The FTC’s 2013 complaint claimed that LabMD violated Section 5 by engaging in “practices that … failed to provide reasonable and appropriate security for personal information on its computer networks.” It didn’t allege any violating acts the company was doing, but rather acts or measures it should have taken in order to comply with Section 5. That distinction would prove pivotal in the 11th Circuit’s ruling.

An FTC administrative law judge dismissed the FTC’s complaint in July 2015 on the grounds the commission failed to prove that LabMD committed unfair acts, and that it couldn’t prove the data breach likely caused substantial injury. The full commission would overturn the dismissal and enjoin LabMD to install a data security program that satisfied the FTC’s reasonableness standard. On appeal, the 11th Circuit found the FTC’s command to be unenforceable.

“It does not enjoin a specific act or practice. Instead, it mandates a complete overhaul of LabMD’s data-security program and says precious little about how this is to be accomplished,” according to the opinion by Judge Gerald Tjoflat.

The LabMD ruling made no mention of FTC v. Wyndham Worldwide, in which the 3rd Circuit Court of Appeals affirmed the FTC’s ability to prosecute certain substandard cybersecurity practices as Section 5 violations.

The LabMD decision exposed what was “an amorphous enforcement” of Section 5 as it relates to cybersecurity, said Aloke Chakravarty, who co-chairs Snell & Wilmer’s white collar defense and investigations practice group in Denver. “[The FTC] did not exercise their authority with enough specificity to justify this broad injunctive relief they asked for,” Chakravarty said. 

But legal departments shouldn’t read the LabMD decision to say that the FTC lacked the jurisdiction to act against LabMD, he added. “Because the court assumed, but didn’t decide, that the FTC does have the authority here, where regulations aren’t clear, companies should assume that administrative agencies are going to exercise jurisdiction in cybersecurity,” Chakravarty said.

Chakravarty noted that the LabMD case is an outlier in which the defendant continued to fight the FTC’s Section 5 claims. The vast majority of such cases have resolved without litigation — a trend Chakravarty expects to continue for the foreseeable future.

Still, FTC v. LabMD appears to complicate the landscape of federal cybersecurity regulation.

“There’s a lot of uncertainty among [cybersecurity law] practitioners about exactly what this means,” said Austin Chambers, an associate at Lewis Bess Williams & Weese in Denver. It can be assumed that the FTC will still have the authority to enforce Section 5 violations in the cybersecurity space, but the LabMD decision might limit what remedies the commission can order a company to implement, he added.

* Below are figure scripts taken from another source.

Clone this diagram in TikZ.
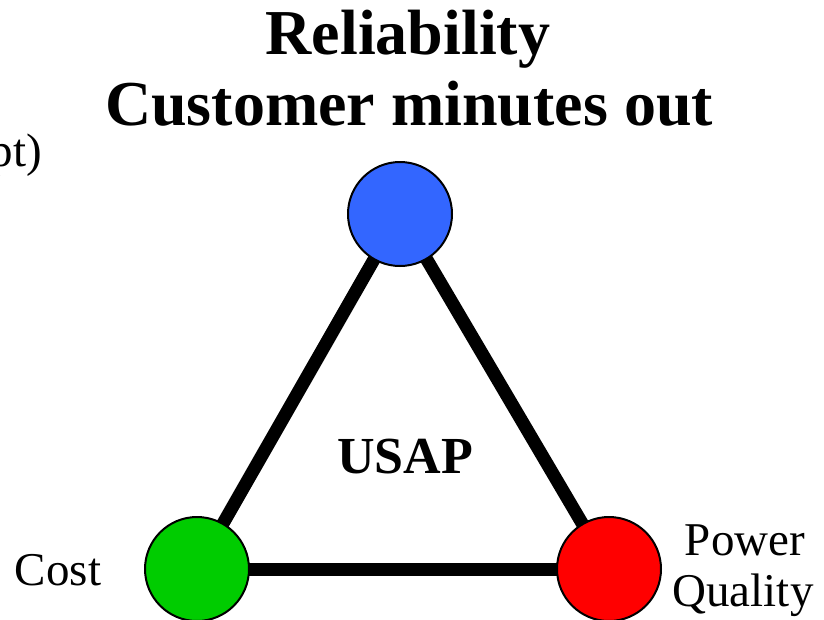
\documentclass[tikz,border=0pt]{standalone}
\usepackage{fontspec}
\setmainfont{Liberation Serif}
\definecolor{cblue}{HTML}{3366FF}
\definecolor{cgreen}{HTML}{00CC00}
\definecolor{cred}{HTML}{FF0000}
\begin{document}
\begin{tikzpicture}[x=1pt,y=1pt,
  vertex/.style={circle,draw=black,line width=2pt,minimum size=104pt,inner sep=0pt},
  edge/.style={line width=13pt},
  bigtitle/.style={font=\fontsize{64}{71}\selectfont\bfseries,anchor=base,inner sep=0pt},
  label/.style={font=\fontsize{47}{52}\selectfont,inner sep=0pt}]
\useasboundingbox (0,0) rectangle (824,-619);
\coordinate (pb) at (400,-214);
\coordinate (pg) at (197,-569);
\coordinate (pr) at (609,-569);
\draw[edge] (pb) -- (pg);
\draw[edge] (pb) -- (pr);
\draw[edge] (pg) -- (pr);
\node[vertex,fill=cblue] (blue) at (pb) {};
\node[vertex,fill=cgreen] (green) at (pg) {};
\node[vertex,fill=cred] (red) at (pr) {};
\node[bigtitle] (t1) at (408,-54) {Reliability};
\node[bigtitle] (t2) at (409,-125) {Customer minutes out};
\node[label,anchor=base east] (pt) at (42,-166) {pt)};
\node[label,anchor=base] (cost) at (58,-585) {Cost};
\node[label,anchor=base] (power) at (745,-555) {Power};
\node[label,anchor=base] (quality) at (743,-606) {Quality};
\node[font=\fontsize{52}{58}\selectfont\bfseries,anchor=base,inner sep=0pt] (usap) at (405,-473) {USAP};
\end{tikzpicture}
\end{document}
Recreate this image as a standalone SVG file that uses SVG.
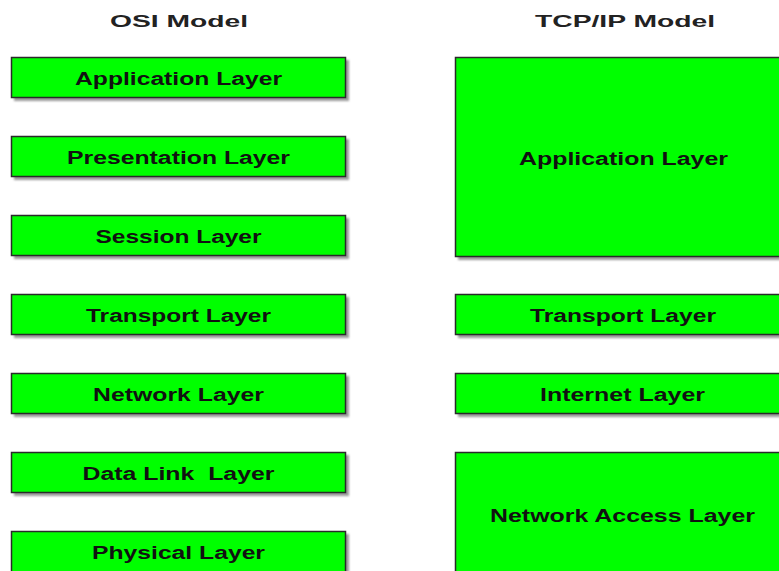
<svg xmlns="http://www.w3.org/2000/svg" width="779" height="571" viewBox="0 0 779 571">
<defs>
<filter id="sh" x="-5%" y="-20%" width="110%" height="140%"><feGaussianBlur stdDeviation="1"/></filter>
</defs>
<style>
.sh{fill:#9a9a9a;filter:url(#sh)}
.bx{fill:#00ff00;stroke:#2a2a2a;stroke-width:1.5}
.lb{font-family:"Liberation Sans",Arial,sans-serif;font-weight:bold;font-size:18px;fill:#111;text-anchor:middle}
.tt{font-family:"Liberation Sans",Arial,sans-serif;font-weight:bold;font-size:17px;fill:#222;text-anchor:middle}
</style>
<rect width="779" height="571" fill="#fff"/>
<g id="titles">
<text class="tt" x="179" y="27" textLength="138" lengthAdjust="spacingAndGlyphs">OSI Model</text>
<text class="tt" x="625" y="27" textLength="180" lengthAdjust="spacingAndGlyphs">TCP/IP Model</text>
</g>
<g id="osi-application"><rect class="sh" x="14" y="60" width="335" height="41"/><rect class="bx" x="11.5" y="57.5" width="334" height="40"/><text class="lb" x="178.5" y="85" textLength="207" lengthAdjust="spacingAndGlyphs">Application Layer</text></g>
<g id="osi-presentation"><rect class="sh" x="14" y="139" width="335" height="41"/><rect class="bx" x="11.5" y="136.5" width="334" height="40"/><text class="lb" x="178.5" y="164" textLength="223" lengthAdjust="spacingAndGlyphs">Presentation Layer</text></g>
<g id="osi-session"><rect class="sh" x="14" y="218" width="335" height="41"/><rect class="bx" x="11.5" y="215.5" width="334" height="40"/><text class="lb" x="178.5" y="243" textLength="166" lengthAdjust="spacingAndGlyphs">Session Layer</text></g>
<g id="osi-transport"><rect class="sh" x="14" y="297" width="335" height="41"/><rect class="bx" x="11.5" y="294.5" width="334" height="40"/><text class="lb" x="178.5" y="322" textLength="185" lengthAdjust="spacingAndGlyphs">Transport Layer</text></g>
<g id="osi-network"><rect class="sh" x="14" y="376" width="335" height="41"/><rect class="bx" x="11.5" y="373.5" width="334" height="40"/><text class="lb" x="178.5" y="401" textLength="171" lengthAdjust="spacingAndGlyphs">Network Layer</text></g>
<g id="osi-datalink"><rect class="sh" x="14" y="455" width="335" height="41"/><rect class="bx" x="11.5" y="452.5" width="334" height="40"/><text class="lb" x="178.5" y="480" textLength="192" lengthAdjust="spacingAndGlyphs" xml:space="preserve">Data Link  Layer</text></g>
<g id="osi-physical"><rect class="sh" x="14" y="534" width="335" height="41"/><rect class="bx" x="11.5" y="531.5" width="334" height="45"/><text class="lb" x="178.5" y="559" textLength="173" lengthAdjust="spacingAndGlyphs">Physical Layer</text></g>
<g id="tcp-application"><rect class="sh" x="458" y="60" width="340" height="200"/><rect class="bx" x="455.5" y="57.5" width="340" height="199"/><text class="lb" x="623.5" y="165" textLength="209" lengthAdjust="spacingAndGlyphs">Application Layer</text></g>
<g id="tcp-transport"><rect class="sh" x="458" y="297" width="340" height="41"/><rect class="bx" x="455.5" y="294.5" width="340" height="40"/><text class="lb" x="623" y="322" textLength="186" lengthAdjust="spacingAndGlyphs">Transport Layer</text></g>
<g id="tcp-internet"><rect class="sh" x="458" y="376" width="340" height="41"/><rect class="bx" x="455.5" y="373.5" width="340" height="40"/><text class="lb" x="622.5" y="401" textLength="165" lengthAdjust="spacingAndGlyphs">Internet Layer</text></g>
<g id="tcp-networkaccess"><rect class="sh" x="458" y="455" width="340" height="130"/><rect class="bx" x="455.5" y="452.5" width="340" height="130"/><text class="lb" x="622.5" y="522" textLength="265" lengthAdjust="spacingAndGlyphs">Network Access Layer</text></g>
<g id="connectors"></g>
</svg>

As significant as the decision is, it may not prompt companies to adjust what they’re already doing in regard to data security and privacy for the time being, Chambers said. It won’t change the fact that they need to maintain reasonable data security standards, which isn’t just their obligation to the FTC but also state statutes and more-specific industry regulations like HIPAA. The LabMD decision is limited to what the FTC can or can’t do. “It’s more I think that it potentially reduces how effective the FTC can be as a cop on this beat,” he said.

So far it’s an open question whether the FTC will seek en banc or even U.S. Supreme Court review of the decision.

Chakravarty said that even aside from the FTC’s setback in LabMD, it is unlikely that the federal government will become more aggressive in cybersecurity enforcement for now. Reasons for that include the continued lack of a federal data breach statute and the relaxed federal regulatory environment.

But that might leave an opening for state regulators and attorneys general to get more involved, he said. “They will be playing a much larger role in enforcement of this undefined space.”

This legislative session, Colorado enacted a bill that installs some of the most robust breach notification requirements in the U.S. It also underscores how the new Colorado Attorney General — whoever that is after November’s election — “has room to be the primary watchdog in cybersecurity” in the state, Chakravarty said.